A principios de agosto, The Coca-Cola Company anunció una modificación que, a primera vista, parece un simple ajuste de receta: su icónica bebida en Estados Unidos dejará de usar jarabe de maíz de alta fructosa para ser endulzada con azúcar de caña. La noticia, que llega dos meses después de que la compañía alcanzara máximos históricos en bolsa, no es un hecho aislado. Es el capítulo más reciente de una saga donde convergen la salud pública, la presión política y una astuta estrategia de supervivencia corporativa en un mercado en plena transformación.
La decisión de Coca-Cola no puede desvincularse del contexto político estadounidense. Durante años, ha sido un secreto a voces entre los aficionados que la "MexiCoke", endulzada con azúcar de caña, ofrecía un sabor superior. Esta preferencia fue elevada a la esfera pública por el propio Donald Trump, quien en varias ocasiones manifestó su gusto por esta versión. Que el cambio se anuncie en pleno 2025 no parece una coincidencia, sino un movimiento calculado.
Para una empresa que, según informes de JPMorgan de junio, genera solo el 17% de su volumen en Estados Unidos, esta adaptación parece desproporcionada. Sin embargo, la compañía ha enfrentado un entorno complejo en su propio país: desde boicots por las políticas migratorias de Trump hasta el impacto de los aranceles sobre el aluminio y el acero en sus costos de envasado.

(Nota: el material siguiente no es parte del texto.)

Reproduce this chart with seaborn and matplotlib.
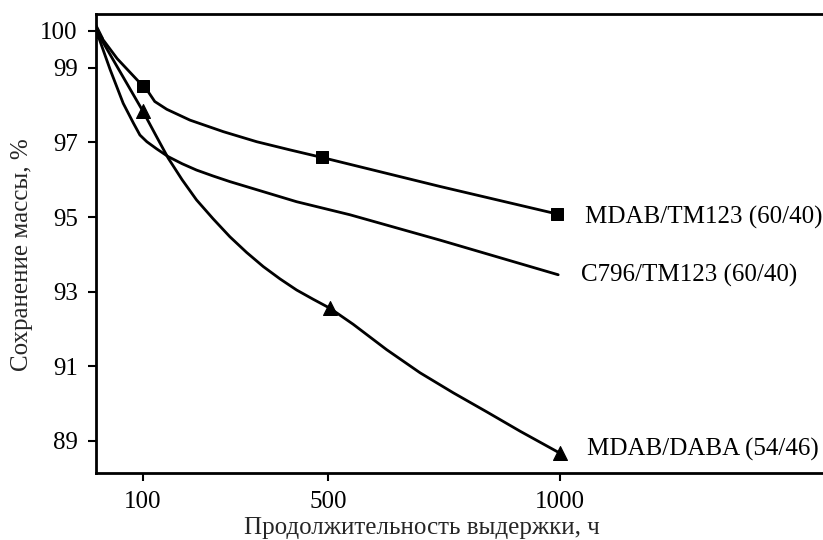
import matplotlib
matplotlib.use('Agg')
import matplotlib.pyplot as plt
import seaborn as sns
import pandas as pd

# ── Data ──────────────────────────────────────────────────────────────────
# MDAB/TM123 (60/40): curve trace + measured points
tm_x = [0, 45, 100, 112, 126, 152, 202, 274, 346, 418, 486, 741, 994]
tm_y = [100, 99.25, 98.52, 98.36, 98.10, 97.89, 97.60, 97.29, 97.02, 96.80, 96.60, 95.82, 95.08]
tm_px = [100, 486, 994]
tm_py = [98.52, 96.60, 95.08]

# C796/TM123 (60/40): curve only, no markers
c7_x = [0, 30, 58, 80, 94, 109, 130, 155, 185, 216, 252, 288, 360, 432, 547, 741, 996]
c7_y = [100, 98.95, 98.05, 97.52, 97.20, 97.02, 96.83, 96.62, 96.43, 96.26, 96.10, 95.95, 95.68, 95.41, 95.06, 94.38, 93.45]

# MDAB/DABA (54/46)
da_x = [0, 100, 128, 155, 185, 216, 252, 288, 324, 360, 396, 432, 468, 504,
        554, 626, 698, 770, 842, 914, 1000]
da_y = [100, 97.85, 97.20, 96.58, 96.00, 95.46, 94.95, 94.47, 94.05, 93.67, 93.34, 93.04, 92.79, 92.55,
        92.12, 91.44, 90.82, 90.28, 89.77, 89.25, 88.66]
da_px = [0, 100, 504, 1000]
da_py = [100, 97.85, 92.55, 88.66]

labels = ['MDAB/TM123 (60/40)', 'C796/TM123 (60/40)', 'MDAB/DABA (54/46)']
label_x = [1054, 1045, 1058]
label_y = [95.0, 93.42, 88.75]

x_ticks = [100, 500, 1000]
y_ticks = [89, 91, 93, 95, 97, 99, 100]

# ── Style ─────────────────────────────────────────────────────────────────
sns.set_theme(style='white')
plt.rcParams['font.family'] = ['Liberation Serif', 'DejaVu Serif']
FS = 18

fig = plt.figure(figsize=(8.23, 5.40), dpi=100)
ax = fig.add_axes([0.1163, 0.1241, 0.8837, 0.8494])

lines = pd.concat([
    pd.DataFrame({'x': tm_x, 'y': tm_y, 's': labels[0]}),
    pd.DataFrame({'x': c7_x, 'y': c7_y, 's': labels[1]}),
    pd.DataFrame({'x': da_x, 'y': da_y, 's': labels[2]}),
])
sns.lineplot(data=lines, x='x', y='y', units='s', estimator=None, sort=False,
             color='black', lw=2, solid_joinstyle='round', ax=ax, legend=False)

sns.scatterplot(x=tm_px, y=tm_py, marker='s', s=80, color='black',
                edgecolor='black', ax=ax, zorder=5, legend=False)
sns.scatterplot(x=da_px, y=da_py, marker='^', s=100, color='black',
                edgecolor='black', ax=ax, zorder=5, legend=False)

for t, lx, ly in zip(labels, label_x, label_y):
    ax.text(lx, ly, t, fontsize=FS, va='center', ha='left', color='black')

ax.set_xlim(-1.3, 1567)
ax.set_ylim(88.13, 100.44)
ax.set_xticks(x_ticks)
ax.set_yticks(y_ticks)
ax.tick_params(axis='both', direction='out', length=6, width=1.5,
               labelsize=FS, colors='black', left=True, bottom=True, pad=7)
for side in ['left', 'bottom', 'top']:
    ax.spines[side].set_visible(True)
    ax.spines[side].set_linewidth(2)
    ax.spines[side].set_color('black')
ax.spines['right'].set_visible(False)
ax.set_xlabel('')
ax.set_ylabel('')

fig.text(422 / 823, 1 - 528 / 540, 'Продолжительность выдержки, ч',
         fontsize=FS, ha='center', va='center')
fig.text(22 / 823, 1 - 255 / 540, 'Сохранение массы, %',
         fontsize=FS, ha='center', va='center', rotation=90)

fig.savefig('out.png', dpi=100, facecolor='white')
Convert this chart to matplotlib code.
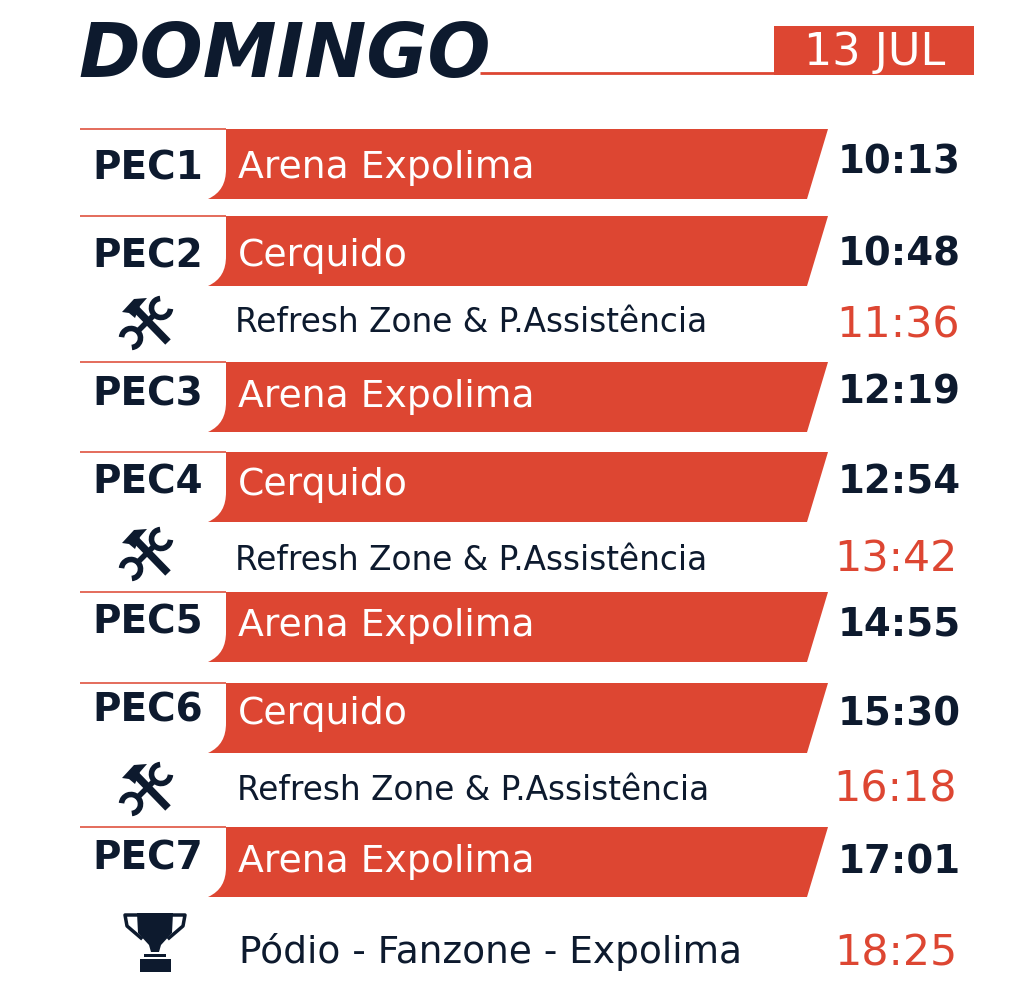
import matplotlib
matplotlib.use("Agg")
import matplotlib.pyplot as plt
from matplotlib.patches import PathPatch, Polygon, Rectangle, Arc
from matplotlib.path import Path

day = "DOMINGO"
date = "13 JUL"
stage_labels = ["PEC1", "PEC2", "PEC3", "PEC4", "PEC5", "PEC6", "PEC7"]
stage_names = ["Arena Expolima", "Cerquido", "Arena Expolima", "Cerquido",
               "Arena Expolima", "Cerquido", "Arena Expolima"]
stage_times = ["10:13", "10:48", "12:19", "12:54", "14:55", "15:30", "17:01"]
service_names = ["Refresh Zone & P.Assistência"] * 3
service_times = ["11:36", "13:42", "16:18"]
podium_name = "Pódio - Fanzone - Expolima"
podium_time = "18:25"

# layout, in pixels of the picture
stage_tops = [130, 217, 363, 453, 593, 684, 828]
label_y = [169, 257, 394, 482, 623, 711, 858]
name_y = [168, 256, 397, 485, 626, 714, 862]
time_y = [163, 254, 392, 482, 624, 715, 862]
time_x = [838, 838, 838, 838, 838, 838, 838]
service_y = [322, 560, 791]
service_x = [235, 235, 237]
service_time_y = [326, 560, 790]
service_time_x = [836, 834, 833]
icon_y = [323, 554, 789]

red = "#dd4632"
navy = "#0d1a2e"
band_h = 70

plt.rcParams['font.family'] = ['DejaVu Sans']
fig = plt.figure(figsize=(10.24, 9.87), dpi=100)
ax = fig.add_axes([0, 0, 1, 1])
ax.set_xlim(0, 1024)
ax.set_ylim(987, 0)
ax.axis("off")


def draw_band(top):
    bot = top + band_h
    verts = [(226, top), (828, top), (807, bot), (208, bot),
             (221, bot - 6), (226, bot - 16), (226, bot - 30), (226, top)]
    codes = [Path.MOVETO, Path.LINETO, Path.LINETO, Path.LINETO,
             Path.CURVE4, Path.CURVE4, Path.CURVE4, Path.CLOSEPOLY]
    ax.add_patch(PathPatch(Path(verts, codes), fc=red, ec="none"))
    ax.plot([80, 226], [top, top], color=red, lw=1.4, alpha=0.8, solid_capstyle="butt")


def draw_tools(cx, cy):
    # hammer
    ax.plot([cx - 12, cx + 21], [cy - 14, cy + 20], color=navy, lw=5.5, solid_capstyle="butt")
    ax.add_patch(Polygon([(cx - 25, cy - 10), (cx - 13, cy - 23), (cx, cy - 24),
                          (cx - 7, cy - 16), (cx - 12, cy - 4), (cx - 18, cy - 9)],
                         fc=navy, ec="none"))
    # wrench
    ax.plot([cx + 9, cx - 11], [cy - 9, cy + 11], color=navy, lw=4, solid_capstyle="butt")
    ax.add_patch(Arc((cx + 14, cy - 14), 19, 19, theta1=5, theta2=265, color=navy, lw=4))
    ax.add_patch(Arc((cx - 16, cy + 16), 19, 19, theta1=185, theta2=445, color=navy, lw=4))


def draw_trophy(cx, top):
    ax.add_patch(Polygon([(cx - 18, top), (cx + 18, top), (cx + 17, top + 20), (cx + 6, top + 32),
                          (cx + 4, top + 39), (cx - 4, top + 39), (cx - 6, top + 32), (cx - 17, top + 20)],
                         fc=navy, ec="none"))
    ax.add_patch(Rectangle((cx - 11, top + 41), 22, 3, fc=navy, ec="none"))
    ax.add_patch(Rectangle((cx - 15, top + 46), 31, 13, fc=navy, ec="none"))
    for sign in (-1, 1):
        ax.plot([cx + sign * 18, cx + sign * 30, cx + sign * 28, cx + sign * 14],
                [top + 2, top + 2, top + 13, top + 25],
                color=navy, lw=2.5, solid_joinstyle="round")


# header
ax.text(78, 77, day, color=navy, fontsize=53.5, fontweight="bold", style="italic",
        ha="left", va="baseline")
ax.plot([480, 775], [74, 74], color=red, lw=2, solid_capstyle="butt")
ax.add_patch(Rectangle((774, 27), 200, 49, fc=red, ec="none"))
ax.text(875, 52, date, color="white", fontsize=32, ha="center", va="center")

# stages
for i in range(len(stage_labels)):
    draw_band(stage_tops[i])
    ax.text(92, label_y[i], stage_labels[i], color=navy, fontsize=28,
            fontweight="bold", ha="left", va="center")
    ax.text(238, name_y[i], stage_names[i], color="white", fontsize=27.2, ha="left", va="center")
    ax.text(time_x[i], time_y[i], stage_times[i], color=navy, fontsize=27.8,
            fontweight="bold", ha="left", va="center")

# service parks
for i in range(len(service_names)):
    draw_tools(147, icon_y[i])
    ax.text(service_x[i], service_y[i], service_names[i], color=navy, fontsize=23.6,
            ha="left", va="center")
    ax.text(service_time_x[i], service_time_y[i], service_times[i], color=red, fontsize=30.8,
            ha="left", va="center")

# podium
draw_trophy(155, 914)
ax.text(239, 952, podium_name, color=navy, fontsize=27, ha="left", va="center")
ax.text(834, 954, podium_time, color=red, fontsize=30.8, ha="left", va="center")

fig.savefig("out.png", dpi=100)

En este escenario, adoptar la receta preferida por el expresidente se convierte en una poderosa herramienta de marketing: un gesto que apela a la nostalgia y a un sentimiento nacionalista, al tiempo que neutraliza una posible fuente de críticas.
El anuncio se ha enmarcado en una supuesta mejora para la salud del consumidor. Sin embargo, la evidencia científica invita a la cautela. Químicamente, el azúcar de caña (sacarosa) y el jarabe de maíz de alta fructosa son muy similares, ambos compuestos por glucosa y fructosa. La principal diferencia radica en la proporción: el jarabe suele tener un 55% de fructosa, ligeramente más que el 50% del azúcar de caña.
Nutricionistas y expertos, como los citados por el diario La Tercera, coinciden en que el verdadero problema no es el tipo de endulzante, sino la cantidad. Un vaso de bebida gaseosa puede contener más de 40 gramos de azúcar, una carga que el hígado no está preparado para procesar de una sola vez, independientemente de su origen. Aunque algunos estudios asocian el jarabe de maíz con un mayor riesgo de hígado graso y obesidad, el consenso es que un consumo excesivo de cualquier tipo de azúcar es perjudicial.
Aquí reside la disonancia cognitiva que la jugada de Coca-Cola busca explotar: se presenta un cambio como una concesión a la salud, cuando en realidad la diferencia metabólica es marginal. La percepción de que el azúcar de caña es más "natural" o "saludable" es una construcción cultural que la empresa ahora capitaliza, sin abordar el problema de fondo del alto contenido calórico de su producto estrella.
El cambio de endulzante también debe leerse como una respuesta a un mercado cada vez más hostil. Por un lado, la competencia se intensifica. A principios de julio, un tribunal de Texas autorizó a Keurig Dr. Pepper a finalizar su acuerdo de distribución con un embotellador de Coca-Cola, una señal de que los rivales están construyendo sus propias redes para disputar cada punto de venta.
Por otro lado, el consumidor está cambiando. Como señaló un análisis de El País, las ventas de las versiones "Zero" y sin calorías son las que realmente están creciendo. El consumidor verdaderamente preocupado por su salud no está debatiendo entre dos tipos de azúcar; está abandonando el azúcar por completo.
Entonces, ¿a quién se dirige esta "nueva" Coca-Cola? No al converso de la vida sana, sino al consumidor nostálgico, al purista del sabor y a aquel influenciado por la narrativa política. Es una estrategia para retener una base de clientes en un segmento (bebidas azucaradas) que se encoge, mientras la verdadera batalla por el crecimiento se libra en el terreno de las bebidas funcionales, las aguas y los productos sin calorías, áreas donde la compañía ha diversificado fuertemente su portafolio.
El debate, por tanto, sigue abierto. La reformulación de Coca-Cola es menos una revolución saludable y más una clase magistral de adaptación corporativa. La empresa ha tejido con habilidad los hilos de la presión política, el debate científico y la lealtad del consumidor para crear una narrativa de producto potente y oportuna. La pregunta que queda en el aire es si, a largo plazo, esta estrategia será suficiente para mantener el sabor del éxito en un mundo que, poco a poco, le está perdiendo el gusto al azúcar.